Examples and Use Cases

Implementing Over-The-Air services rigorously often introduces governance overhead and tighter operational constraints, requiring organisations to weigh fast remote change delivery against the risk of unauthorised or unrecoverable updates.

  • Mobile network operators use OTA to push SIM profile changes or update applets on subscriber identities, where the update path must be strongly authenticated and auditable.
  • IoT platform teams use OTA to change device settings across fleets after a vulnerability is discovered, ideally with staged rollout and rollback capability.
  • Managed service providers use OTA to enable or disable service features on customer devices without dispatching field engineers, reducing turnaround time while increasing the need for strict change control.
  • Device manufacturers use OTA to distribute configuration corrections after release, often pairing the update channel with code-signing, device attestation, and release approvals.
  • Identity and access teams supporting connected devices use OTA to revoke or rotate embedded secrets when compromised credentials are detected, aligning the update process with the broader lifecycle for secrets and trust anchors.

Security guidance for OTA should also consider the service owner’s ability to prove who authorised the change, when it was applied, and whether the target device accepted it as intended. That is why practices such as signed updates, change separation, and traceable administration are central in standards-oriented security programmes.

Why It Matters for Security Teams

For security teams, Over-The-Air services are important because they compress time, scale, and authority into a single control plane. If that plane is weakly protected, attackers can turn a legitimate management channel into a mass compromise mechanism. Integrity failures can lead to malicious reconfiguration, service disruption, credential theft, or persistence on large device populations.
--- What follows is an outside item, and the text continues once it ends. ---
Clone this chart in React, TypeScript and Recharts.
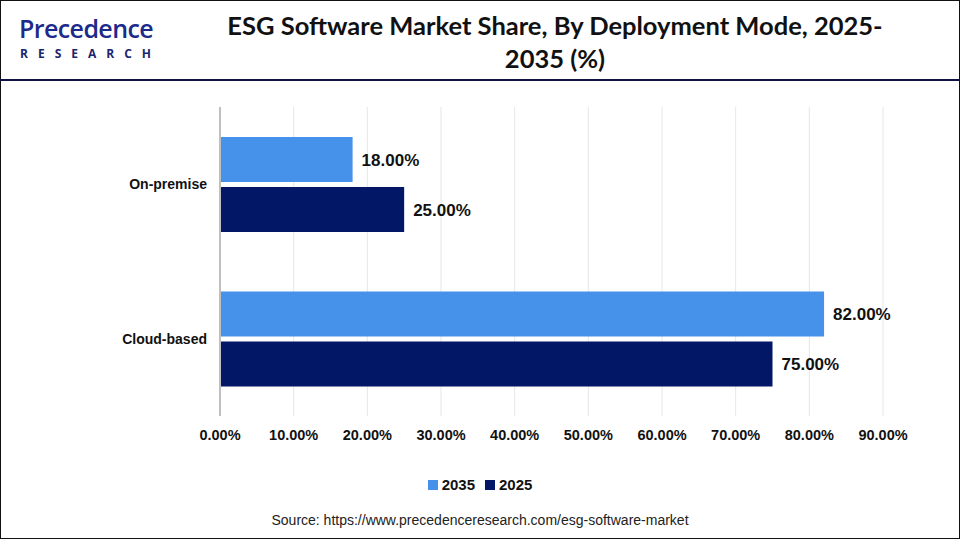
import React from 'react';
import { BarChart, Bar, XAxis, YAxis, CartesianGrid, Legend, LabelList } from 'recharts';

// Deployment modes (top to bottom)
const modes = ['On-premise', 'Cloud-based'];
// Share in %, per year
const share2035 = [18, 82];
const share2025 = [25, 75];
const xTicks = [0, 10, 20, 30, 40, 50, 60, 70, 80, 90];

const data = modes.map((mode, i) => ({ mode, y2035: share2035[i], y2025: share2025[i] }));

const LIGHT = '#4692EA';
const NAVY = '#021867';

const pct = (v: number) => `${Number(v).toFixed(2)}%`;

const LegendContent = () => (
  <div style={{ display: 'flex', justifyContent: 'center', gap: 10, fontFamily: '"Liberation Sans", Arial, sans-serif', fontWeight: 700, fontSize: 15, color: '#111' }}>
    {[{ n: '2035', c: LIGHT }, { n: '2025', c: NAVY }].map(it => (
      <span key={it.n} style={{ display: 'flex', alignItems: 'center', gap: 4 }}>
        <span style={{ width: 10, height: 10, background: it.c, display: 'inline-block' }} />
        {it.n}
      </span>
    ))}
  </div>
);

const App: React.FC = () => {
  return (
    <div style={{ position: 'absolute', left: 0, top: 0, width: 960, height: 540, background: '#fff', overflow: 'hidden' }}>
      {/* frame */}
      <div style={{ position: 'absolute', left: 0, top: 0, width: 960, height: 539, border: '1.5px solid #111', boxSizing: 'border-box' }} />
      <div style={{ position: 'absolute', left: 0, top: 79, width: 960, height: 2, background: '#0d1440' }} />

      {/* logo */}
      <div style={{ position: 'absolute', left: 19, top: 15, color: '#1c2a8a', fontFamily: '"Open Sans", sans-serif' }}>
        <div style={{ fontSize: 25, fontWeight: 600, lineHeight: '26px', letterSpacing: -0.6 }}>Precedence</div>
        <div style={{ fontSize: 12, fontWeight: 700, letterSpacing: 10, lineHeight: '14px', color: '#1a2570', marginLeft: 1, marginTop: 6 }}>RESEARCH</div>
      </div>

      {/* title */}
      <div style={{ position: 'absolute', left: 200, width: 710, top: 9, textAlign: 'center', fontFamily: 'Lato, "Open Sans", sans-serif', fontWeight: 700, fontSize: 25.5, lineHeight: '33px', color: '#111' }}>
        ESG Software Market Share, By Deployment Mode, 2025-<br />2035 (%)
      </div>

      <div style={{ position: 'absolute', left: 0, top: 0 }}>
        <BarChart
          width={960}
          height={500}
          data={data}
          layout="vertical"
          margin={{ top: 107, right: 77, left: 0, bottom: 30 }}
          barSize={45}
          barGap={5}
        >
          <CartesianGrid horizontal={false} stroke="#e6e6e6" />
          <XAxis
            type="number"
            domain={[0, 90]}
            ticks={xTicks}
            tickFormatter={pct}
            axisLine={false}
            tickLine={false}
            tickSize={0}
            tickMargin={14}
            height={37}
            tick={{ fill: '#111', fontSize: 14.5, fontWeight: 700, fontFamily: '"Liberation Sans", Arial, sans-serif' }}
          />
          <YAxis
            type="category"
            dataKey="mode"
            width={220}
            axisLine={{ stroke: '#bfbfbf', strokeWidth: 2 }}
            tickLine={false}
            tickMargin={7}
            tick={{ fill: '#111', fontSize: 14, fontWeight: 700, fontFamily: '"Liberation Sans", Arial, sans-serif' }}
          />
          <Legend verticalAlign="bottom" content={<LegendContent />} wrapperStyle={{ top: 476, left: 0, width: 960 }} />
          <Bar dataKey="y2035" name="2035" fill={LIGHT} isAnimationActive={false}>
            <LabelList dataKey="y2035" position="right" offset={9} formatter={pct} fill="#111" fontSize={17} fontWeight={700} fontFamily='"Liberation Sans", Arial, sans-serif' />
          </Bar>
          <Bar dataKey="y2025" name="2025" fill={NAVY} isAnimationActive={false}>
            <LabelList dataKey="y2025" position="right" offset={9} formatter={pct} fill="#111" fontSize={17} fontWeight={700} fontFamily='"Liberation Sans", Arial, sans-serif' />
          </Bar>
        </BarChart>
      </div>

      {/* source */}
      <div style={{ position: 'absolute', left: 0, width: 960, top: 512, textAlign: 'center', fontFamily: '"Liberation Sans", Arial, sans-serif', fontSize: 14, color: '#222' }}>
        Source: https://www.precedenceresearch.com/esg-software-market
      </div>
    </div>
  );
};

export default App;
Governance failures also create audit gaps, making it hard to prove which change was approved, executed, or reverted.

The identity connection is especially important where OTA changes service state tied to SIMs, devices, or embedded credentials, because the update path becomes part of the trust model. Stronger assurance is needed when OTA can alter secrets, access policy, or device eligibility. Teams should align OTA administration with change management, least privilege, and recovery planning, then test the process as they would any privileged operational workflow. The NIST Cybersecurity Framework 2.0 remains a useful anchor for organising these controls around secure change, monitoring, and resilience. Organisations typically encounter the true cost of weak OTA governance only after a bad push, at which point rollback, incident response, and trust restoration become operationally unavoidable to address.

Standards & Framework Alignment

This section maps relevant standards and security frameworks to the operational risks and controls described in this guidance.

OWASP Non-Human Identity Top 10 address the attack and risk surface, while NIST CSF 2.0, NIST SP 800-63 and NIST Zero Trust (SP 800-207) set the governance and control requirements practitioners need to meet.

Framework Control / Reference Relevance
NIST CSF 2.0 PR.AC-4 OTA requires controlled access and authenticated administration of high-impact remote changes.
NIST SP 800-63 AAL2 Strong authenticator assurance supports safe approval of remote state changes.
NIST Zero Trust (SP 800-207) OTA control channels benefit from zero trust verification before each remote change.
OWASP Non-Human Identity Top 10 OTA often changes embedded secrets and non-human credentials on devices.

Treat every OTA request as untrusted until identity, device state, and policy are verified.